We dug back through the archives in search of memories of the Indian Territory Run of 1889 (April 16). It was in the Chicago Tribune, Chicago, Illinois, page 1, 19 April 1889, Friday, we found this headline: "Outlook At Oklahoma City."

Oklahoma City, Oklahoma Territory, April 18 (1889) -- This place was the government shipping point for Not Reno and the Cheyenne and Arapahoe Agency. There was a good sized depot, some sidetracks, sufficient to accommodate several trains, two small hotels, the post-office, and a corral. Jim McGranhan, formerly stage station keeper at Bullfoot, was postmaster until a few days before, keeping the office in his hotel. But the new administration snuffed out his official light. ON the train came postmaster Fiedler, formerly of Philadelphia, who, with assistant and clerk, at once went to work moving into the new quarters. They moved in and built the walls and roof around it - the floor was already made by nature - and thus completed the first Federal building in the possible future Capital of Oklahoma, and the first from which the sStars and Stripes has floated to the breeze. It was ten feet square.

Near Guthrie the land was a rich dark loam, with abundant grass and some timber, the surface rolling and more or less broken. Between Guthrie and Oklahoma City was a patch of rough, poor land, but again, as you near this place the land improves. Oklahoma runs in patches. No traces of boomers being in the country are to be seen, and the report of the troops that the country was thoroughly scored was undoubtedly correct.

When the train arrived in the evening it was curious sight. Today's train had on it a crew of men going to Purcell from Arkansas City to work on the railroad bridge. They thronged out on the platform, where a line of solder is was drawn up. "no one allowed to stop here unless he has authority," shouts the officer in command. A few get off, are promptly examined as to their credentials, and a few admitted.

"Everyone found here after the train starts will be arrested," shouts the sergeant. The train pulls out, leaving only those here whose business is such as is recognized and authorized. The gang of men on the train that day were going to Purcell to patch up and fill in along the railroad bridge. The big rise reported as coming reached there late Saturday, and waves four or five feet thigh came rolling down. The quicksand commenced to move near one of the piles and eight cars of stone were rushed out and dumped in. In ten minutes it was out of sight. Soundings of over 150 feet show quicksand all the way down.

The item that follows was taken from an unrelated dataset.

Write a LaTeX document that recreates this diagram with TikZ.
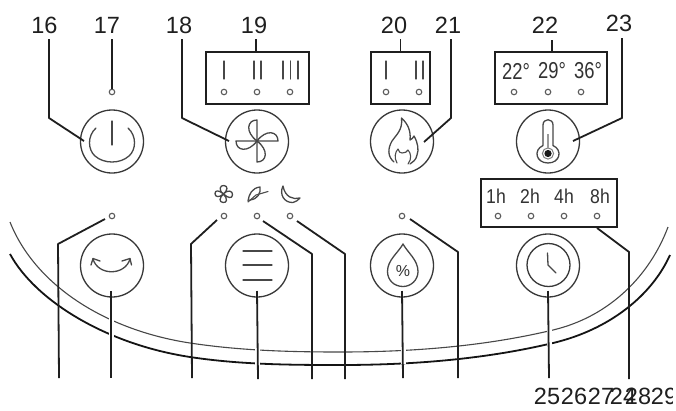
\documentclass[tikz,border=0pt]{standalone}
\usepackage{fontspec}
\setmainfont{Liberation Sans}
\newcommand{\tempsq}[1]{\scalebox{0.8}[1]{#1}}
\newcommand{\hoursq}[1]{\scalebox{0.88}[1]{#1}}
\begin{document}
\begin{tikzpicture}[x=1pt,y=-1pt,
 lead/.style={draw=black!88,line width=1.8pt,line join=round},
 halo/.style={draw=white,line width=5pt},
 ring/.style={draw=black!78,line width=1.3pt},
 dotm/.style={circle,draw=black!65,line width=1.1pt,minimum size=5.5pt,inner sep=0pt},
 panel/.style={draw=black!88,line width=1.8pt,inner sep=0pt},
 gl/.style={draw=black!72,line width=1.3pt,line cap=round,line join=round},
 glt/.style={draw=black!70,line width=1.1pt,line cap=round,line join=round},
 num/.style={font=\fontsize{23.5}{24}\selectfont,text=black!88,inner sep=0pt},
 temp/.style={font=\fontsize{23}{23}\selectfont,text=black!80,inner sep=0pt},
 small/.style={font=\fontsize{20}{20}\selectfont,text=black!80,inner sep=0pt}]
\useasboundingbox (0,0) rectangle (676,410);
\fill[white] (0,0) rectangle (676,410);
% arcs
\draw[black!72,line width=1.1pt] (10,222) .. controls (35,285) and (105,330) .. (190,343) .. controls (240,350.6) and (290,352) .. (340,352) .. controls (420,352) and (490,345) .. (553,330) .. controls (610,316.5) and (650,275) .. (668,227);
\draw[black!92,line width=1.8pt] (10,254) .. controls (35,300) and (105,344) .. (190,357) .. controls (240,364.6) and (290,365) .. (340,365) .. controls (420,365) and (490,358) .. (553,343) .. controls (610,329.5) and (652,295) .. (670,255);
% halos of the four central leaders
\draw[halo] (111,318) -- (111,341);
\draw[halo] (257,346) -- (257,365);
\draw[halo] (403,349) -- (403,364);
\draw[halo] (549,329) -- (549,346);
% dots
\foreach \n/\x/\y in {d17/112/92,d19a/224/92,d19b/257/92,d19c/290/92,d20a/386/92,d20b/419/92,d22a/514/92,d22b/548/92,d22c/581/92,
 dA/112/216,dB/224/216,dC/257/216,dD/290/216,dE/402/216,dT1/498/216,dT2/531/216,dT3/564/216,dT4/597/216}
 \node[dotm] (\n) at (\x,\y) {};
% panels
\node[panel,minimum width=103pt,minimum height=52pt] (p19) at (257.5,78) {};
\node[panel,minimum width=59pt,minimum height=52pt] (p20) at (400.5,78) {};
\node[panel,minimum width=112pt,minimum height=52pt] (p22) at (551,78) {};
\node[panel,minimum width=136pt,minimum height=48pt] (pT) at (549,203) {};
% buttons
\foreach \n/\x/\y in {b16/112/141.5,b18/257/141.5,b21/402/141.5,b23/548/141.5,bA/112/265.5,bB/257/265.5,bC/402/265.5,bD/548/265.5}
 \node[ring,circle,minimum size=63pt,inner sep=0pt] (\n) at (\x,\y) {};
% power glyph
\draw[gl] (96,128) .. controls (87,136) and (88,150) .. (95,156) .. controls (104,164) and (120,164) .. (129,156) .. controls (136,150) and (137,136) .. (128,128);
\draw[gl] (112,121) -- (112,145);
% fan
\draw[gl] (257,141) -- (257,120) .. controls (247,120) and (245,132) .. (257,141);
\draw[gl] (257,141) -- (278,141) .. controls (278,131) and (266,129) .. (257,141);
\draw[gl] (257,141) -- (257,162) .. controls (267,162) and (269,150) .. (257,141);
\draw[gl] (257,141) -- (236,141) .. controls (236,151) and (248,153) .. (257,141);
% flame
\draw[gl] (394,162) .. controls (387,156) and (388,148) .. (392,141) .. controls (396,135) and (403,130) .. (401.5,118) .. controls (408,124) and (411,131) .. (410,140) .. controls (412,139) and (413,138) .. (414,136) .. controls (418,143) and (419,150) .. (417,155) .. controls (416,160) and (413,162) .. (410,164);
\draw[glt] (397,163) .. controls (394,158) and (395,152) .. (398,149) .. controls (399,152) and (400,153) .. (402,153) .. controls (405,153) and (407,152) .. (408,150) .. controls (411,153) and (412,159) .. (408,164);
% thermometer
\draw[gl] (543,145.5) -- (543,125) .. controls (543,118) and (553,118) .. (553,125) -- (553,145.5) .. controls (563,150) and (560,163) .. (548,163) .. controls (536,163) and (533,150) .. (543,145.5);
\draw[draw=black!50,line width=1pt] (548,153.5) circle (5.6);
\fill[black!90] (548,153.5) circle (3.6);
\draw[draw=black!40,line width=1.2pt] (548,134) -- (548,148);
% arrows glyph
\draw[gl] (93,259) .. controls (98,276) and (125,276) .. (130,259);
\draw[gl] (91,265) -- (93,258.5) -- (100,261);
\draw[gl] (122,261) -- (130,258.5) -- (131.5,265);
% menu
\foreach \y in {251,265,280} \draw[gl] (243,\y) -- (272,\y);
% drop
\draw[gl] (403,244) .. controls (408,253) and (418,260) .. (418,271.5) .. controls (418,280) and (411,286.5) .. (403,286.5) .. controls (394,286.5) and (387.5,280) .. (387.5,271.5) .. controls (387.5,260) and (398,253) .. (403,244);
\node[font=\fontsize{16}{16}\selectfont,text=black!80,inner sep=0pt] (pct) at (403,270.5) {\%};
% clock
\node[ring,circle,minimum size=43pt,inner sep=0pt] (clk) at (548.5,265) {};
\draw[gl] (547.5,253) -- (548,265) -- (556,273);
% mode glyphs
\draw[gl] (223.5,194) .. controls (218,190) and (220,185) .. (224,185.5) .. controls (228,186) and (228,190) .. (223.5,194)
 .. controls (228,189) and (233,191) .. (232.5,195) .. controls (232,199) and (228,198) .. (223.5,194)
 .. controls (228,199) and (227,203) .. (223,202.5) .. controls (219,202) and (219,198) .. (223.5,194)
 .. controls (219,198) and (215,197) .. (215,193.5) .. controls (215,190) and (219,190) .. (223.5,194);
\draw[gl] (248,201) .. controls (249,194) and (252,188) .. (260,187) .. controls (261,193) and (258,199) .. (250,200);
\draw[glt] (248,202) -- (256,195) -- (268,191.5);
\draw[gl] (283,186) .. controls (279,194) and (284,203) .. (293,202.5) .. controls (296,202) and (298,200) .. (300,198) .. controls (293,200) and (285,197) .. (283,186);
% bars
\foreach \x in {224,254,261,283,290.5,298,386,416,423} \draw[gl] (\x,61) -- (\x,79);
% panel texts
\node[temp] (t22) at (516,71) {\tempsq{22°}};
\node[temp] (t29) at (552,71) {\tempsq{29°}};
\node[temp] (t36) at (588,71) {\tempsq{36°}};
\node[small] (h1) at (496,196) {\hoursq{1h}};
\node[small] (h2) at (530,196) {\hoursq{2h}};
\node[small] (h4) at (564,196) {\hoursq{4h}};
\node[small] (h8) at (600,196) {\hoursq{8h}};
% numbers
\node[num] (n16) at (44.5,25.5) {16};
\node[num] (n17) at (107,25.5) {17};
\node[num] (n18) at (179,25.5) {18};
\node[num] (n19) at (254,25.5) {19};
\node[num] (n20) at (394,25.5) {20};
\node[num] (n21) at (448,25.5) {21};
\node[num] (n22) at (545,25.5) {22};
\node[num] (n23) at (619,23.5) {23};
\node[num] (n25) at (547,396) {25};
\node[num] (n26) at (574,396) {26};
\node[num] (n27) at (601,396) {27};
\node[num] (n24) at (623,396) {24};
\node[num] (n28) at (638,396) {28};
\begin{scope}
\clip (640,380) rectangle (672,410);
\node[num] (n29) at (664,396) {29};
\end{scope}
% leaders
\coordinate (c16) at (49,39);
\draw[lead] (c16) -- (49,118) -- (84,141);
\draw[lead] (112,39) -- (d17);
\draw[lead] (182,39) -- (182,118) -- (229,141);
\draw[lead] (256,39) -- (256,52);
\draw[lead] (400.5,39) -- (p20.north);
\draw[lead] (451,39) -- (451,118) -- (424,142);
\draw[lead] (552,40) -- (552,52);
\draw[lead] (622,38) -- (622,118) -- (573,141);
\draw[lead] (105,219) -- (58,244) -- (59,378);
\draw[lead] (111,291) -- (111,378);
\draw[lead] (217,220) -- (191,244) -- (192,378);
\draw[lead] (257,291) -- (258,379);
\draw[lead] (263,221) -- (312,254) -- (312,379);
\draw[lead] (297,221) -- (345,254) -- (345,379);
\draw[lead] (410,219) -- (458,252) -- (458,378);
\draw[lead] (402,291) -- (403,378);
\draw[lead] (548,291) -- (549,378);
\draw[lead] (597,228) -- (629,252) -- (629,379);
\end{tikzpicture}
\end{document}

Capt. Woodson of the Fifth Cavalry had a patent on crossing wide streams. He had his men cut a large number of willow stakes eight or ten feet long. Then the men strip and, wading across, set stakes at short intervals, showing the meandering line of the shallowest water. Mounting his command he marches them rapidly across six or eight times. Taking a rope a couple of hundred feet long he puts fifty or sixty men on it and snakes his wagons across without any danger of losing them. In this manner he had repeatedly crossed his command at times when it looked like madness to attempt it.

United States Marshal Jones was traveling through, scattering his deputies around where they would be of most service, preparing for the 22d of the month, when the maintenance of order would be entirely in his hands. According to present orders soldiers left Oklahoma the 22d, but imagined they would only move across the line and for the rest of the summer be kept as busy keeping people strictly within the line as they had heretofore been in keeping them out.

Settlers putting up houses should as far as possible avoid using cottonwood for pickets if they dislike bedbugs. Use oak or elm. A house built out on the prairie of cottonwood speedily becomes infested with the midnight prowlers. They seem to be indigenous to the country and cottonwood.

Fort Reno, I.T., April 18 (1889) -- A delegation from Southwestern Kansas, numbering 500 wagons, was coming doing the old Cantonment trail. After standing three failures of crops in the neutral strip and Southwest Kansas they had little money to carry them through to the coming crops. Most of them were destitute. Many of these coming settlers thought as do many int he east, in spite of repeated warnings to the contrary, that they could prove up and get a loan on their places in six months. It would take them nearly six years.

People should understand it plainly: You must live on Oklahoma land five years to get title so as to borrow money on it, unless you are a soldier. Town site companies had no ground on which to operate or set lots legally. If it was done it was done by evasion of the law and investors ran serious risks.